In Birmingham, on that spring morning, exposed like those gray and featherlike tomato plants, I stood up to go to my star-crossed interview with Eudora Welty. To meet my end.

But, then came a miracle, just like in a children’s book of saints.

The door to the meeting room swung open, and Mrs. So-and-So for the writer’s conference came out of the door and looked down at me with solemn, pitying eyes. She nearly – I’m not sure, but I think so – nearly shed tears.

“Charles,” she said, “I’ve got some bad news. Ms. Welty isn’t feeling well. She’s asked if we could let her rest up for her reading. I’m afraid there won’t be an interview. I’m so sorry.”

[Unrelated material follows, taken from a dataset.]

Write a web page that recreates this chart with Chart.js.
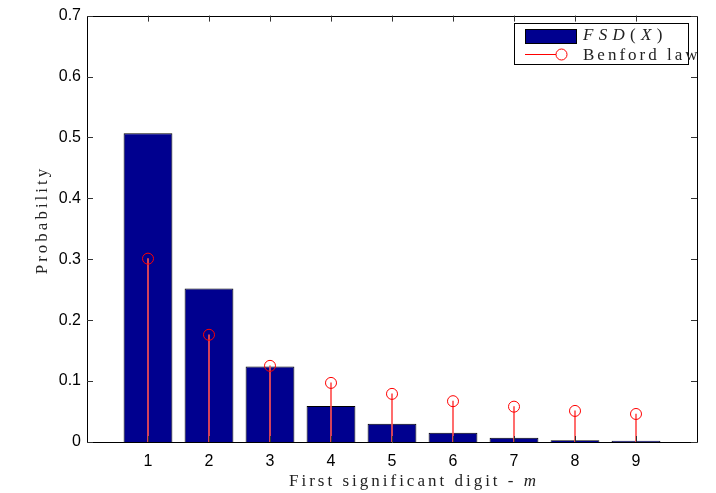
<!DOCTYPE html>
<html>
<head>
<meta charset="utf-8">
<script src="https://cdn.jsdelivr.net/npm/chart.js@4/dist/chart.umd.min.js"></script>
<style>
  html, body { margin: 0; padding: 0; background: #fff; }
  #wrap { width: 716px; height: 493px; }
</style>
</head>
<body>
<div id="wrap"><canvas id="c" width="716" height="493"></canvas></div>
<script>
// First significant digits and their probabilities
const digits = [1, 2, 3, 4, 5, 6, 7, 8, 9];
const fsdProb = [0.507, 0.252, 0.124, 0.059, 0.030, 0.015, 0.007, 0.003, 0.002];
const benfordProb = [0.301, 0.176, 0.125, 0.097, 0.079, 0.067, 0.058, 0.051, 0.046];
const yTicks = [0, 0.1, 0.2, 0.3, 0.4, 0.5, 0.6, 0.7];

const SANS = '"Liberation Sans", Arial, sans-serif';
const SERIF = '"Liberation Serif", "Times New Roman", serif';
const NAVY = '#00008f';
const RED = '#ff0000';

// Legend, axis titles, box and inward ticks on all four sides
const framePlugin = {
  id: 'frame',
  afterDraw(chart) {
    const { ctx, chartArea: a, scales: { x, y } } = chart;
    ctx.save();

    // x axis title
    ctx.fillStyle = '#222';
    ctx.textBaseline = 'alphabetic';
    ctx.textAlign = 'left';
    ctx.font = '17px ' + SERIF;
    ctx.letterSpacing = '3px';
    const main = 'First significant digit - ';
    const wMain = ctx.measureText(main).width;
    ctx.font = 'italic 17px ' + SERIF;
    const wM = ctx.measureText('m').width;
    const sx = 414 - (wMain + wM) / 2;
    ctx.font = '17px ' + SERIF;
    ctx.fillText(main, sx, 486);
    ctx.font = 'italic 17px ' + SERIF;
    ctx.fillText('m', sx + wMain, 486);

    // y axis title
    ctx.save();
    ctx.translate(47, 220);
    ctx.rotate(-Math.PI / 2);
    ctx.textAlign = 'center';
    ctx.font = '17px ' + SERIF;
    ctx.letterSpacing = '3px';
    ctx.fillText('Probability', 0, 0);
    ctx.restore();

    // legend
    ctx.letterSpacing = '0px';
    ctx.fillStyle = '#fff';
    ctx.fillRect(514, 23, 174, 41);
    ctx.strokeStyle = '#000';
    ctx.lineWidth = 1;
    ctx.strokeRect(514.5, 23.5, 174, 41);
    ctx.fillStyle = NAVY;
    ctx.fillRect(525, 29, 51, 14);
    ctx.strokeRect(525.5, 29.5, 51, 14);
    ctx.strokeStyle = RED;
    ctx.beginPath();
    ctx.moveTo(525, 54.5); ctx.lineTo(556, 54.5);
    ctx.stroke();
    ctx.beginPath();
    ctx.arc(561.5, 54.5, 5.5, 0, Math.PI * 2);
    ctx.stroke();
    ctx.fillStyle = '#222';
    ctx.letterSpacing = '5.3px';
    let lx = 583;
    [['FSD', true], ['(', false], ['X', true], [')', false]].forEach(([t, it]) => {
      ctx.font = (it ? 'italic ' : '') + '17px ' + SERIF;
      ctx.fillText(t, lx, 40);
      lx += ctx.measureText(t).width;
    });
    ctx.font = '17px ' + SERIF;
    ctx.letterSpacing = '3px';
    ctx.fillText('Benford law', 583, 60);
    ctx.letterSpacing = '0px';

    // axes box
    ctx.strokeStyle = '#000';
    ctx.beginPath();
    ctx.rect(Math.round(a.left) + 0.5, Math.round(a.top) + 0.5,
             Math.round(a.right - a.left), Math.round(a.bottom - a.top));
    ctx.stroke();
    ctx.strokeStyle = '#333';
    const tl = 6;
    ctx.beginPath();
    digits.forEach(d => {
      const px = Math.round(x.getPixelForValue(d)) + 0.5;
      ctx.moveTo(px, a.bottom); ctx.lineTo(px, a.bottom - tl);
      ctx.moveTo(px, a.top); ctx.lineTo(px, a.top + tl);
    });
    yTicks.forEach(v => {
      const py = Math.round(y.getPixelForValue(v)) + 0.5;
      ctx.moveTo(a.left, py); ctx.lineTo(a.left + tl, py);
      ctx.moveTo(a.right, py); ctx.lineTo(a.right - tl, py);
    });
    ctx.stroke();
    ctx.restore();
  }
};

new Chart(document.getElementById('c'), {
  data: {
    datasets: [
      {
        type: 'scatter',
        label: 'Benford law',
        data: digits.map((d, i) => ({ x: d, y: benfordProb[i] })),
        pointStyle: 'circle',
        pointRadius: 5.5,
        pointHoverRadius: 5.5,
        borderColor: RED,
        backgroundColor: 'rgba(0,0,0,0)',
        borderWidth: 1,
        order: 0
      },
      {
        type: 'bar',
        label: 'stems',
        data: digits.map((d, i) => ({ x: d, y: [0, benfordProb[i]] })),
        backgroundColor: '#ff5050',
        borderWidth: 0,
        barThickness: 1,
        grouped: false,
        order: 1
      },
      {
        type: 'bar',
        label: 'FSD(X)',
        data: digits.map((d, i) => ({ x: d, y: fsdProb[i] })),
        backgroundColor: NAVY,
        borderColor: '#000',
        borderWidth: 1,
        barPercentage: 0.8,
        categoryPercentage: 1,
        grouped: false,
        order: 2
      }
    ]
  },
  options: {
    responsive: false,
    animation: false,
    events: [],
    layout: { padding: { top: 15, right: 19, left: 0, bottom: 0 } },
    plugins: { legend: { display: false }, tooltip: { enabled: false } },
    scales: {
      x: {
        type: 'linear',
        min: 0,
        max: 10,
        offset: false,
        grid: { display: false, drawTicks: false },
        border: { display: false },
        afterBuildTicks(scale) { scale.ticks = digits.map(v => ({ value: v })); },
        ticks: {
          font: { family: SANS, size: 16 },
          color: '#000',
          padding: 10,
          maxRotation: 0,
          callback: v => String(v)
        },
        afterFit(scale) { scale.height = 51; }
      },
      y: {
        min: 0,
        max: 0.7,
        grid: { display: false, drawTicks: false },
        border: { display: false },
        afterBuildTicks(scale) { scale.ticks = yTicks.map(v => ({ value: v })); },
        ticks: {
          font: { family: SANS, size: 16 },
          color: '#000',
          padding: 6,
          callback: v => (v === 0 ? '0' : v.toFixed(1))
        },
        afterFit(scale) { scale.width = 87; }
      }
    }
  },
  plugins: [framePlugin]
});
</script>
</body>
</html>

I nearly shed tears too. Tears of relief.

I’m probably the happiest writer on the face of planet earth to have never met Eudora Welty.

I did catch Ms. Welty’s reading later on. And, yes indeed, K2 had a terrible cold. She punctuated her wonderful reading with nasal honking and heavy sniffling, and at moments her voice faded to a papery whisper.

After the reading, when everyone had left the auditorium, I climbed onto the stage where the great lady had read.

On the lectern I found a very well-used Kleenex tissue.

It looked like someone had dipped it in egg yolk.

Very gingerly, using just the tiniest tips of my fingernails, I picked Eudora Welty’s Kleenex up and dropped it into a paper bag.

I gave Eudora Welty’s used Kleenex to my best friend for a Christmas present the next December. I even wrapped it up. My buddy was an up-and-coming Southern writer, already with his first novel out. He’d lived in Jackson for a while. He was a big fan of K2.

He swears it’s his favorite used Kleenex he ever got for a Christmas present.